INSTRUCTIONS TO FOLLOW:
Transcribe every line exactly and omit anything that is a picture.

PROVIDED DATA:
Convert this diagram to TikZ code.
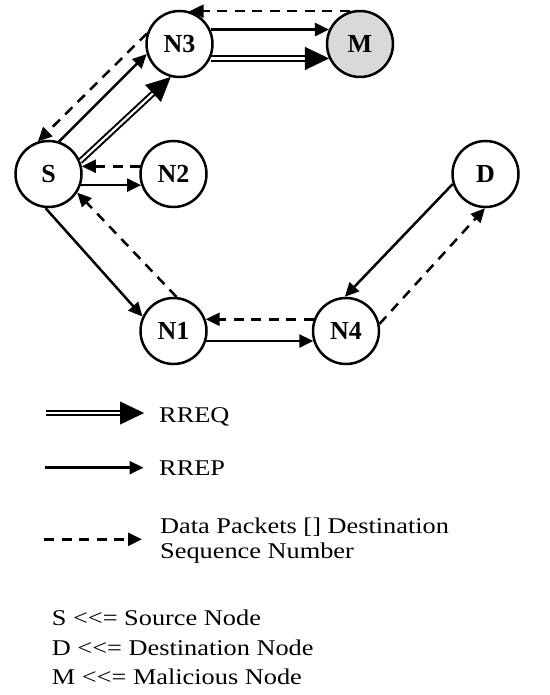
\documentclass[tikz,border=0pt]{standalone}
\usepackage{fontspec}
\setmainfont{Liberation Serif}
\newfontfamily\legfont[FakeStretch=1.17]{Liberation Serif}
\usetikzlibrary{arrows.meta}
\begin{document}
\begin{tikzpicture}[x=1pt,y=-1pt,
  nd/.style={circle, draw, line width=2.5pt, minimum size=66pt, inner sep=0pt, font=\fontsize{26}{28}\selectfont\bfseries},
  sol/.style={line width=2.5pt, -{Triangle[length=14pt,width=13pt]}},
  dsh/.style={line width=2.5pt, dash pattern=on 10pt off 7.5pt, -{Triangle[length=14pt,width=13pt]}},
  dblline/.style={line width=2pt, double, double distance=2.2pt, shorten >=16pt},
  dblhead/.style={white, line width=0.4pt, -{Triangle[length=24pt,width=23pt,color=black]}},
  leg/.style={anchor=base west, inner sep=0pt, font=\legfont\fontsize{22.5}{25}\selectfont}
]
\useasboundingbox (0,0) rectangle (549,695);
% nodes
\node[nd] (N3) at (179.5,44) {N3};
\node[nd, fill=gray!30] (M) at (360,44) {M};
\node[nd] (S) at (48.5,174) {S};
\node[nd] (N2) at (173.5,174) {N2};
\node[nd] (D) at (485.5,174) {D};
\node[nd] (N1) at (173.5,331) {N1};
\node[nd] (N4) at (346,331) {N4};
% connectors
\draw[dsh] (M.107) -- (N3.73);
\draw[sol] (N3.25) -- (M.155);
\draw[dblline] (N3.-25) -- (M.205);
\draw[dblhead] (N3.-25) -- (M.205);
\draw[dsh] (N3.162) -- (S.108);
\draw[sol] (S.72) -- (N3.197);
\draw[dblline] (S.22) -- (N3.255);
\draw[dblhead] (S.22) -- (N3.255);
\draw[dsh] (N2.167) -- (S.13);
\draw[sol] (S.-19) -- (N2.199);
\draw[dsh] (N1.85) -- (S.-33);
\draw[sol] (S.-95) -- (N1.155);
\draw[dsh] (N4.160) -- (N1.20);
\draw[sol] (N1.-17) -- (N4.197);
\draw[sol] (D.197) -- (N4.92);
\draw[dsh] (N4.12) -- (D.-91);
% legend
\coordinate (q1a) at (46,413);
\coordinate (q1b) at (144,413);
\coordinate (q2a) at (45,467.7);
\coordinate (q2b) at (143.5,467.7);
\coordinate (q3a) at (44,539.3);
\coordinate (q3b) at (142,539.3);
\draw[dblline] (q1a) -- (q1b);
\draw[dblhead] (q1a) -- (q1b);
\draw[sol] (q2a) -- (q2b);
\draw[dsh] (q3a) -- (q3b);
\node[leg] (rreq) at (159,422.3) {RREQ};
\node[leg] (rrep) at (159,475) {RREP};
\node[leg, align=left, anchor=north west] (data) at (160,518) {Data Packets [] Destination\\Sequence Number};
\node[leg, align=left, anchor=north west, font=\legfont\fontsize{22.5}{29.2}\selectfont] (key) at (51.7,610) {S <\kern0pt<\kern0pt= Source Node\\D <\kern0pt<\kern0pt= Destination Node\\M <\kern0pt<\kern0pt= Malicious Node};
\end{tikzpicture}
\end{document}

WRITTEN SOLUTION:
Convert this diagram to TikZ code.
\documentclass[tikz,border=0pt]{standalone}
\usepackage{fontspec}
\setmainfont{Liberation Serif}
\newfontfamily\legfont[FakeStretch=1.17]{Liberation Serif}
\usetikzlibrary{arrows.meta}
\begin{document}
\begin{tikzpicture}[x=1pt,y=-1pt,
  nd/.style={circle, draw, line width=2.5pt, minimum size=66pt, inner sep=0pt, font=\fontsize{26}{28}\selectfont\bfseries},
  sol/.style={line width=2.5pt, -{Triangle[length=14pt,width=13pt]}},
  dsh/.style={line width=2.5pt, dash pattern=on 10pt off 7.5pt, -{Triangle[length=14pt,width=13pt]}},
  dblline/.style={line width=2pt, double, double distance=2.2pt, shorten >=16pt},
  dblhead/.style={white, line width=0.4pt, -{Triangle[length=24pt,width=23pt,color=black]}},
  leg/.style={anchor=base west, inner sep=0pt, font=\legfont\fontsize{22.5}{25}\selectfont}
]
\useasboundingbox (0,0) rectangle (549,695);
% nodes
\node[nd] (N3) at (179.5,44) {N3};
\node[nd, fill=gray!30] (M) at (360,44) {M};
\node[nd] (S) at (48.5,174) {S};
\node[nd] (N2) at (173.5,174) {N2};
\node[nd] (D) at (485.5,174) {D};
\node[nd] (N1) at (173.5,331) {N1};
\node[nd] (N4) at (346,331) {N4};
% connectors
\draw[dsh] (M.107) -- (N3.73);
\draw[sol] (N3.25) -- (M.155);
\draw[dblline] (N3.-25) -- (M.205);
\draw[dblhead] (N3.-25) -- (M.205);
\draw[dsh] (N3.162) -- (S.108);
\draw[sol] (S.72) -- (N3.197);
\draw[dblline] (S.22) -- (N3.255);
\draw[dblhead] (S.22) -- (N3.255);
\draw[dsh] (N2.167) -- (S.13);
\draw[sol] (S.-19) -- (N2.199);
\draw[dsh] (N1.85) -- (S.-33);
\draw[sol] (S.-95) -- (N1.155);
\draw[dsh] (N4.160) -- (N1.20);
\draw[sol] (N1.-17) -- (N4.197);
\draw[sol] (D.197) -- (N4.92);
\draw[dsh] (N4.12) -- (D.-91);
% legend
\coordinate (q1a) at (46,413);
\coordinate (q1b) at (144,413);
\coordinate (q2a) at (45,467.7);
\coordinate (q2b) at (143.5,467.7);
\coordinate (q3a) at (44,539.3);
\coordinate (q3b) at (142,539.3);
\draw[dblline] (q1a) -- (q1b);
\draw[dblhead] (q1a) -- (q1b);
\draw[sol] (q2a) -- (q2b);
\draw[dsh] (q3a) -- (q3b);
\node[leg] (rreq) at (159,422.3) {RREQ};
\node[leg] (rrep) at (159,475) {RREP};
\node[leg, align=left, anchor=north west] (data) at (160,518) {Data Packets [] Destination\\Sequence Number};
\node[leg, align=left, anchor=north west, font=\legfont\fontsize{22.5}{29.2}\selectfont] (key) at (51.7,610) {S <\kern0pt<\kern0pt= Source Node\\D <\kern0pt<\kern0pt= Destination Node\\M <\kern0pt<\kern0pt= Malicious Node};
\end{tikzpicture}
\end{document}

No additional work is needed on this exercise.